Endeksi, global barış ve çatışmalarla alakalı inceleme yapan düşünce kuruluşu İktisat ve Barış Enstitüsü (Institute for Economics and Peace) yayımladı.
Kuruluş, terörü “siyasi, ekonomik, dini veya sosyal bir gaye doğrultusunda korku, baskı veya tehdit oluşturarak yasal olmayan güç ve şiddet uygulamak veya kullanmakla tehdit etmek” şeklinde tanımlıyor.
Sahel neresi?
Sahra Çölü’nün hemen güneyinde yer alan Sahel bölgesi Burkina Faso, Mali, Nijer, Kamerun, Gine, Gambiya, Senegal, Nijerya, Çad ve Moritanya’yı içine alarak Afrika kıtasını batı kıyılarından doğuya kadar kateden geniş bir alanı kapsıyor.
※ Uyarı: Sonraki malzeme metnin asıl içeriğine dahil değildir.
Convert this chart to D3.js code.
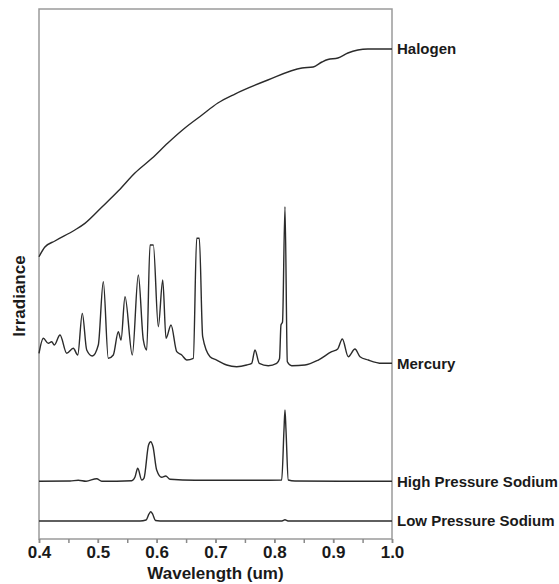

Dünyada doğum oranının da en yüksek olduğu bölgelerden biri olan Sahel’de nüfusun yaklaşık üçte ikisi 25 yaşın altında.
Cihatçı gruplar baskın
GTI raporuna göre Batı’da “yalnız terör eylemleri” artış gösterirken Sahel’de silahlı cihatçı gruplar yükselişte. Saldırıların büyük bir bölümü ise Sahel’deki İŞİD bağlantılı gruplar ve El Kaide’nin bölgedeki kolu Cemaat Nusret el İslam vel Müslimin (CNIM) tarafından yapıldı.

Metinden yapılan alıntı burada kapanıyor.